The cause of their amusement was two words, newly emblazoned on the Cambridge kit that season: Jack Wills.

The Mark of the Beast

They are two words that are becoming increasingly common in Cambridge sport. The Varsity Polo match, an annual fixture since 1878, has since 2007 been the Jack Wills Varsity Polo. In 2011, Jack attached his name to the Varsity Rugby Union match and now he’s got his hands on the cricket.

He’s a generous man, is Jack, and given the serious underfunding of Cambridge sport, it isn’t a surprise that his generosity has been largely welcomed. After all, who could refuse a kit bag of free stash and a Land Rover?

The colleges, that’s who. Before they signed the deal with the University rugby clubs, Jack Wills wanted a similar arrangement with the colleges, providing stash and playing kit in exchange for the right to sell college branded shirts to sloanes for £80.

This Land Rover was probably only slightly more expensive than their clothes

The deal never happened, allegedly because the colleges didn’t want their names and crests used by the Jack Wills marketing department.

They didn’t need the money, but unfortunately the University clubs did. I say unfortunately because Jack Wills isn’t just supporting us, we’re supporting them as well. And that’s a problem.

It’s a problem because the ethos of Jack Wills is contrary to everything Cambridge sport is supposed to be about.

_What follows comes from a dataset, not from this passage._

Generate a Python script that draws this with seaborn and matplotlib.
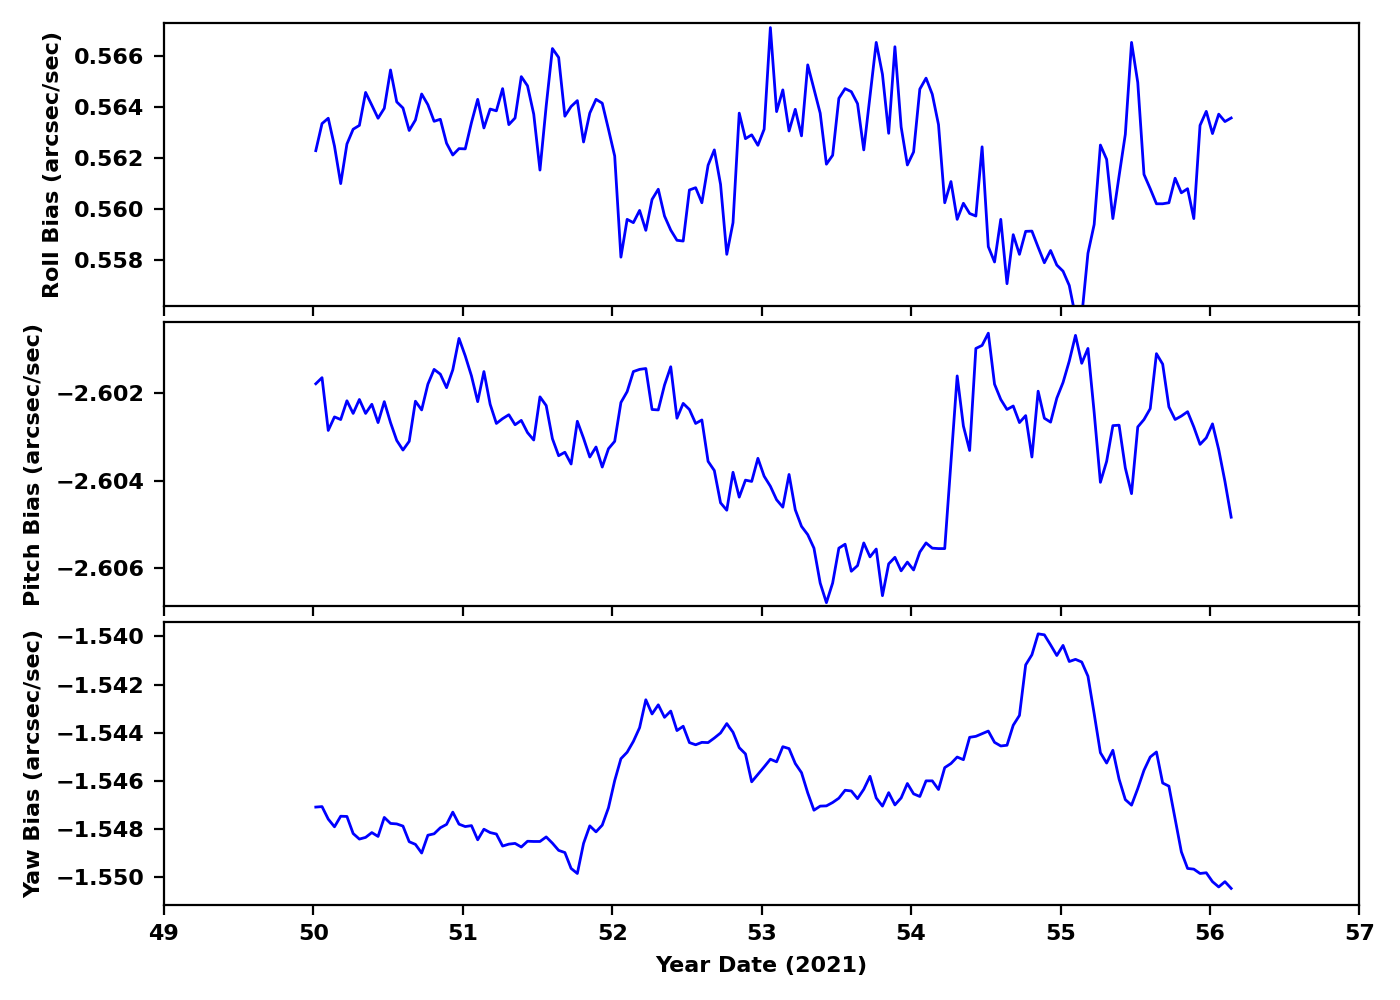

You can’t buy your way onto a Blues team and nobody cares about your background; it only matters how hard you’re willing to work for your teammates and your University.

At Jack Wills, on the other hand, class and snobbery is everything. Peter Williams, one of their founders, has admitted that they sell average clothing at a huge mark-up because of the associations not with achievement but with social exclusivity.

This is what our name has been attached to. On Saturday, as at previous Polo Varsities, Oxbridge students will be in the minority – mostly it’s the Made in Chelsea crowd who have come to see and be seen, darling.

Not pictured: Sport

Almost none of the coverage mentions the actual sport on offer at the event. Instead, it’s a sideshow for the Jack Wills marketing campaign, over a century of sporting rivalry hijacked to sell clothes.

Instead of emphasising merit, then, kit deals with the likes of Jack Wills make us part of the lifestyle they’re trying to sell. And when that lifestyle is one so sloaney even Prince William’s alma mater laughs at us, we’ve got a problem.